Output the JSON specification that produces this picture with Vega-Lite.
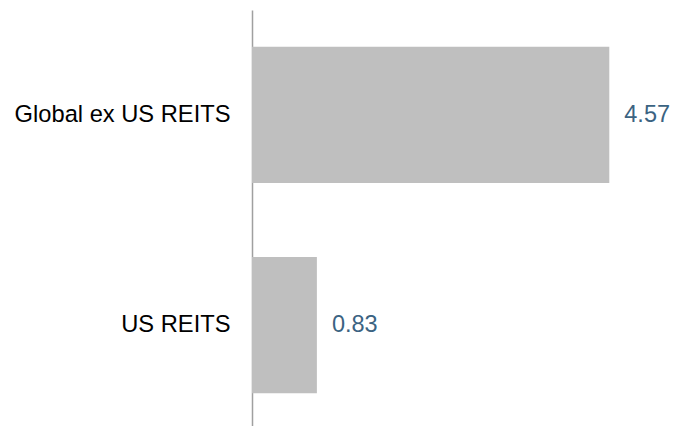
{
  "$schema": "https://vega.github.io/schema/vega-lite/v6.json",
  "autosize": {"type": "none"},
  "padding": {"left": 252, "top": 10, "right": 0, "bottom": 0},
  "width": 429,
  "height": 420,
  "background": "white",
  "config": {"view": {"stroke": null}, "font": "Liberation Sans"},
  "data": {"values": [
    {"category": "Global ex US REITS", "value": 4.57},
    {"category": "US REITS", "value": 0.83}
  ]},
  "encoding": {
    "y": {"field": "category", "type": "nominal", "sort": null,
      "scale": {"paddingInner": 0.352, "paddingOuter": 0.175},
      "axis": {"title": null, "ticks": false, "grid": false, "labelPadding": 22, "labelLimit": 0,
        "labelFontSize": 23.7, "labelColor": "#000000", "labelFont": "Liberation Sans",
        "domainColor": "#a0a0a0", "domainWidth": 1.5}},
    "x": {"field": "value", "type": "quantitative",
      "scale": {"domain": [0, 5.487], "nice": false, "zero": true},
      "axis": null}
  },
  "layer": [
    {"mark": {"type": "bar", "color": "#bfbfbf"}},
    {"mark": {"type": "text", "align": "left", "baseline": "middle", "dx": 15, "fontSize": 23.5, "color": "#3b6382", "font": "Liberation Sans"},
     "encoding": {"text": {"field": "value", "type": "quantitative", "format": ".2f"}}}
  ]
}
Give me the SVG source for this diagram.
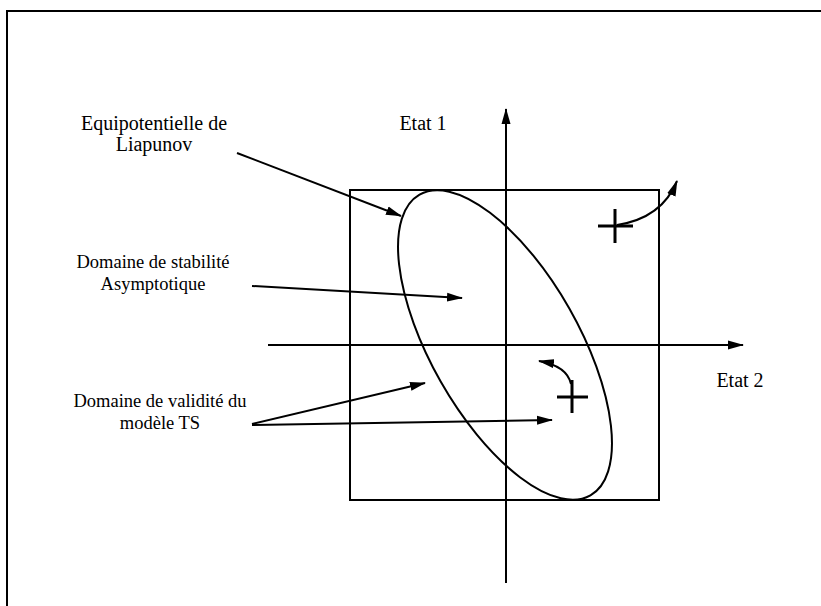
<svg xmlns="http://www.w3.org/2000/svg" width="821" height="606" viewBox="0 0 821 606">
<style>
.ln{stroke:#000;stroke-width:2;fill:none}
.cr{stroke:#000;stroke-width:3;fill:none}
.t{font-family:"Liberation Serif","Times New Roman",serif;font-size:20px;fill:#000;text-anchor:middle}
.s{font-size:18.5px}
</style>
<defs>
<marker id="ah" markerUnits="userSpaceOnUse" markerWidth="16" markerHeight="10" refX="15" refY="5" orient="auto">
<path d="M0,0.5 L16,5 L0,9.5 z" fill="#000"/>
</marker>
</defs>
<rect width="821" height="606" fill="#fff"/>
<g id="frame">
<path class="ln" d="M7,606 V11 H821"/>
</g>
<g id="domain">
<rect class="ln" x="350" y="190" width="309" height="310"/>
</g>
<g id="axes">
<line class="ln" x1="506" y1="583" x2="506" y2="109" marker-end="url(#ah)"/>
<line class="ln" x1="268" y1="345" x2="743" y2="345" marker-end="url(#ah)"/>
</g>
<g id="ellipse">
<ellipse class="ln" cx="505" cy="345" rx="173" ry="74" transform="rotate(60.4 505 345)"/>
</g>
<g id="cross1">
<path class="cr" d="M598,226 H633 M615,209 V243"/>
</g>
<g id="cross2">
<path class="cr" d="M557,397 H588 M572,380 V413"/>
</g>
<g id="labels">
<text class="t" x="154" y="130">Equipotentielle de</text>
<text class="t" x="154" y="151">Liapunov</text>
<text class="t" x="423" y="130">Etat 1</text>
<text class="t s" x="153" y="268">Domaine de stabilité</text>
<text class="t s" x="153" y="290">Asymptotique</text>
<text class="t" x="740" y="387">Etat 2</text>
<text class="t s" x="160" y="407">Domaine de validité du</text>
<text class="t s" x="160" y="429">modèle TS</text>
</g>
<g id="connectors">
<line class="ln" x1="237" y1="153" x2="401" y2="216" marker-end="url(#ah)"/>
<line class="ln" x1="252" y1="286" x2="462" y2="298" marker-end="url(#ah)"/>
<line class="ln" x1="252" y1="424" x2="425" y2="383" marker-end="url(#ah)"/>
<line class="ln" x1="252" y1="425" x2="552" y2="420" marker-end="url(#ah)"/>
<path class="ln" d="M617,225 Q662,218 677,181" marker-end="url(#ah)"/>
<path class="ln" d="M571,384 Q567,366 539,361" marker-end="url(#ah)"/>
</g>
</svg>
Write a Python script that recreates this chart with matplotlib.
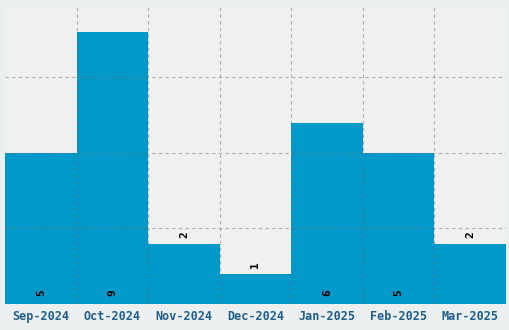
import numpy as np
import matplotlib
matplotlib.use('Agg')
import matplotlib.pyplot as plt

months = ['Sep-2024', 'Oct-2024', 'Nov-2024', 'Dec-2024', 'Jan-2025', 'Feb-2025', 'Mar-2025']
counts = [5, 9, 2, 1, 6, 5, 2]

fig = plt.figure(figsize=(5.1, 3.3), dpi=100, facecolor='#ECEFF0')
ax = fig.add_axes([5/510, 1 - 304/330, 501/510, 299/330])
ax.set_facecolor('#F0F0F0')

x = np.arange(len(months))
ax.bar(x, counts, width=1.0, color='#0099C9', zorder=2)

ax.set_xlim(-0.5, len(months) - 0.5)
ax.set_ylim(0, max(counts) * 1.1)
ax.set_xticks(x)
ax.set_xticklabels(months, family='DejaVu Sans Mono', fontweight='bold',
                   fontsize=8.5, color='#1F5E8C')
ax.set_xticks(x[:-1] + 0.5, minor=True)
ax.set_yticks([2.5, 5, 7.5])
ax.set_yticklabels([])
ax.tick_params(axis='both', which='both', length=0, pad=4)
ax.grid(axis='y', which='major', color='#707070', alpha=0.5, linestyle=(0, (3, 3)), linewidth=0.8, zorder=3)
ax.grid(axis='x', which='minor', color='#707070', alpha=0.5, linestyle=(0, (3, 3)), linewidth=0.8, zorder=3)
ax.grid(axis='x', which='major', visible=False)
ax.set_axisbelow(False)
for s in ax.spines.values():
    s.set_visible(False)

for xi, c in zip(x, counts):
    if c >= 4:
        ax.text(xi, 0.25, str(c), rotation=90, ha='center', va='bottom',
                family='DejaVu Sans Mono', fontweight='bold', fontsize=8, color='black', zorder=4)
    else:
        ax.text(xi, c + 0.2, str(c), rotation=90, ha='center', va='bottom',
                family='DejaVu Sans Mono', fontweight='bold', fontsize=8, color='black', zorder=4)

plt.savefig('out.png', dpi=100, facecolor=fig.get_facecolor())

*****

**Given exercise:** Copy out every line that includes the word "with".

**Answer to this task:**
Output the JSON specification that produces this picture with Vega-Lite.
Write a Python script that recreates this chart with matplotlib.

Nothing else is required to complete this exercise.